#### Records provided:
*-*-*
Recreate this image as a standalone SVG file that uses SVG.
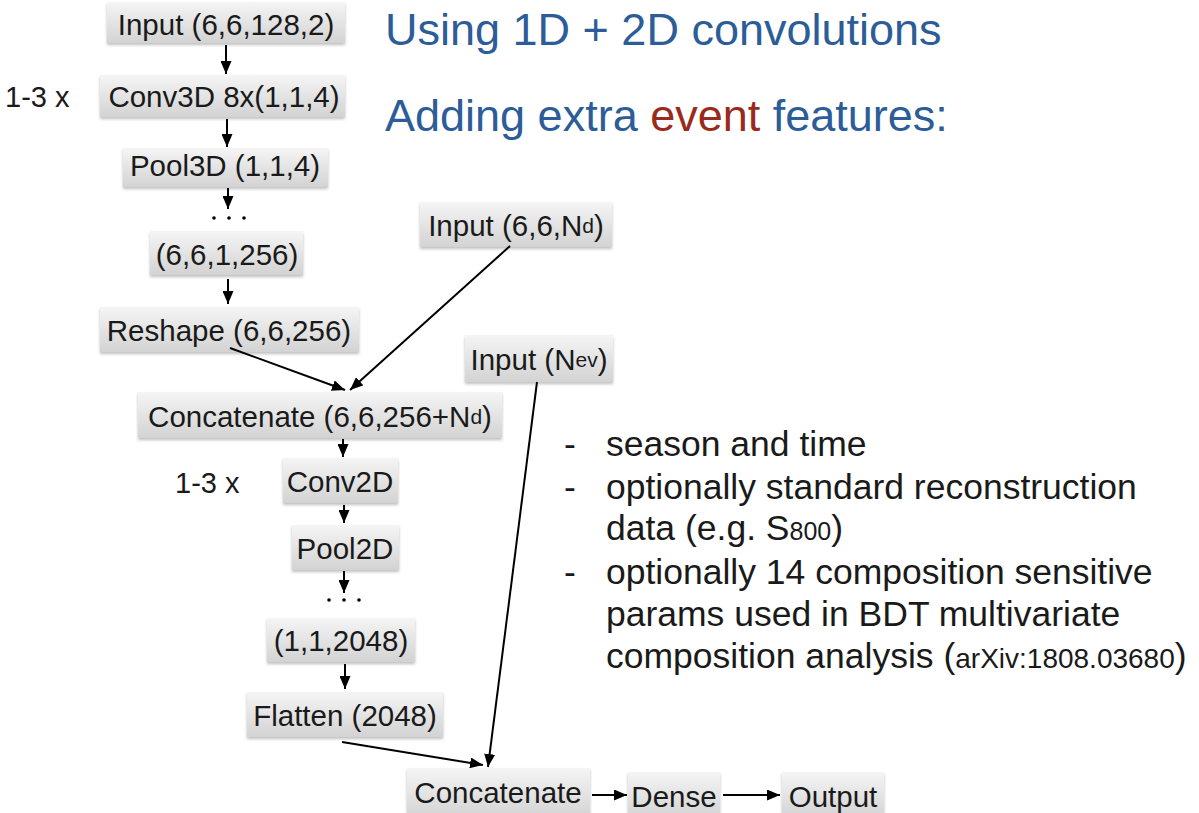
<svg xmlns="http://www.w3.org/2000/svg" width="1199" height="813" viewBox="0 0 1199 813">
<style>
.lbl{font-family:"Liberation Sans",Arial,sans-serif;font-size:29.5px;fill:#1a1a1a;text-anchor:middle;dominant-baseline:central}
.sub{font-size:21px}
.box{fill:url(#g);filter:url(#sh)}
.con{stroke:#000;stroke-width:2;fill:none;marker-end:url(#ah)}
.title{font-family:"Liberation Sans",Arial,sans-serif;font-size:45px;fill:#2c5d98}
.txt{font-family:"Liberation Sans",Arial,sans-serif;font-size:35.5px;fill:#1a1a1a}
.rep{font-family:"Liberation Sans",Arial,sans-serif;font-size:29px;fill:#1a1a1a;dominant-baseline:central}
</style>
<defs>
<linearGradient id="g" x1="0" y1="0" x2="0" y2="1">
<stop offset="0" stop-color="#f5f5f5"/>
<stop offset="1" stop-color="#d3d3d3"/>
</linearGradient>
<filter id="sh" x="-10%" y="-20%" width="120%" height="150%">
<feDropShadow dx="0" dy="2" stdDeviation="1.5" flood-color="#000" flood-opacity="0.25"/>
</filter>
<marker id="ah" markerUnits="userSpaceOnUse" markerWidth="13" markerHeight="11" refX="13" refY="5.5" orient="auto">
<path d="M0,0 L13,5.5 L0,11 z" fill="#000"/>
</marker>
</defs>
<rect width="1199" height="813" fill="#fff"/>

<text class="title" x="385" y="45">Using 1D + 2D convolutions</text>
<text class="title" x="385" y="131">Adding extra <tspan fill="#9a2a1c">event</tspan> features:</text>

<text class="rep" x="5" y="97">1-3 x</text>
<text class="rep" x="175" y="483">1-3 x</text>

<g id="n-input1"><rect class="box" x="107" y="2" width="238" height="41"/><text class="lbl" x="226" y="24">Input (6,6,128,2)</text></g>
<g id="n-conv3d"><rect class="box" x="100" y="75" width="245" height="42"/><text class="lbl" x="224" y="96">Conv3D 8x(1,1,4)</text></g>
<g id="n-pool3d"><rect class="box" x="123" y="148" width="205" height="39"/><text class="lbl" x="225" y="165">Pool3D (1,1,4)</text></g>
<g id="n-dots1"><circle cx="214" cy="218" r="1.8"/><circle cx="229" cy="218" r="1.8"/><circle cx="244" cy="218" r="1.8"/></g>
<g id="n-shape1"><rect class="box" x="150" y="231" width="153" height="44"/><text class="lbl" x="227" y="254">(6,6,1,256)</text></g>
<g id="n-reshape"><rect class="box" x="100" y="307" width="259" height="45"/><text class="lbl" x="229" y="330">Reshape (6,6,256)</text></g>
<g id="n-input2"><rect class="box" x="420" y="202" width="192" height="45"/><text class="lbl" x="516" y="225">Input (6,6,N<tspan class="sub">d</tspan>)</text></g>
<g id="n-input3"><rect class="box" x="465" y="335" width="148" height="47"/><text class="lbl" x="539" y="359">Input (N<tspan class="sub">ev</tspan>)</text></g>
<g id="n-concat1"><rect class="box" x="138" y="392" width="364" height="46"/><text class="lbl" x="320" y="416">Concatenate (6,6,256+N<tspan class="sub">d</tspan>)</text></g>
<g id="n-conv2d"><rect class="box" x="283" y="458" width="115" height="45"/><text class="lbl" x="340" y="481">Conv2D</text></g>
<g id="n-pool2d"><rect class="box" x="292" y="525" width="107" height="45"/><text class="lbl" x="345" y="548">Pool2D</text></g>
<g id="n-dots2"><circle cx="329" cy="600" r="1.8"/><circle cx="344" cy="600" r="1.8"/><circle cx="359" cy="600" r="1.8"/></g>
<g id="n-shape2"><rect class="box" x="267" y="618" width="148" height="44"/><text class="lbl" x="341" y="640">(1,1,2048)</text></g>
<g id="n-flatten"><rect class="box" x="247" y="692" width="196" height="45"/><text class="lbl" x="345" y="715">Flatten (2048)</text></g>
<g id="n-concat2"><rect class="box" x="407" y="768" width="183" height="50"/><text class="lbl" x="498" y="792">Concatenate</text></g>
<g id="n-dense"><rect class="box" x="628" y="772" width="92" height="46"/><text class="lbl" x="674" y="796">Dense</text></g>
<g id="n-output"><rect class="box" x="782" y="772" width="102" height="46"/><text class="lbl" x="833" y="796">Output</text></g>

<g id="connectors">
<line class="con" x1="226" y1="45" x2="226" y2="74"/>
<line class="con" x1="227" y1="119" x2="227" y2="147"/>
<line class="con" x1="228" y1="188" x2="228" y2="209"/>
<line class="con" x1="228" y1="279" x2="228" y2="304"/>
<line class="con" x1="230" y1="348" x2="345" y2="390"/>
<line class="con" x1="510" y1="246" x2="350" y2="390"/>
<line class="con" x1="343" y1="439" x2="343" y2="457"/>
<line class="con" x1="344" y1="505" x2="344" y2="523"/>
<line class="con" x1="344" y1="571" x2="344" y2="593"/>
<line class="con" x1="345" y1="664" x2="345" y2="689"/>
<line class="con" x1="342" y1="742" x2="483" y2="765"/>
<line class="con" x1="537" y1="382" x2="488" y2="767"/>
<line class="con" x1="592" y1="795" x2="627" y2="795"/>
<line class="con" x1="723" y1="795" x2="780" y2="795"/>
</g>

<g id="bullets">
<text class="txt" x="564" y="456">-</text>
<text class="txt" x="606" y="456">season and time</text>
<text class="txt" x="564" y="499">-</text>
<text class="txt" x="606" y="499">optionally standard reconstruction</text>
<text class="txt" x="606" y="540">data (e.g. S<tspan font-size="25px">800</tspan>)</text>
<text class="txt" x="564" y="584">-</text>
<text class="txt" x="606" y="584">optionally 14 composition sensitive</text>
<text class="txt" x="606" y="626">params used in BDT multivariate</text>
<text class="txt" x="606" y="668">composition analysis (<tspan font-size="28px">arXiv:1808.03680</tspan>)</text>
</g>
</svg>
*-*-*
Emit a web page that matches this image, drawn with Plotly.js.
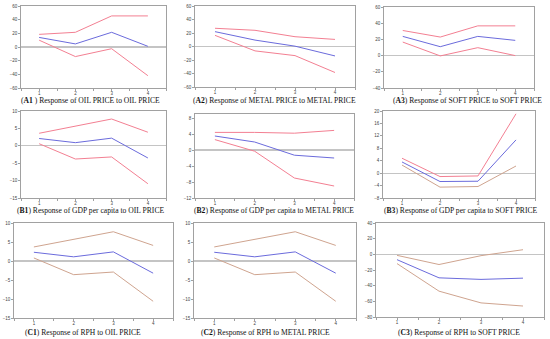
*-*-*
#### What is being asked:
Find the lines containing "that" and pull them out.

#### Problem solution:
Recreate this image as a standalone SVG file that uses SVG.
Emit a web page that matches this image, drawn with Plotly.js.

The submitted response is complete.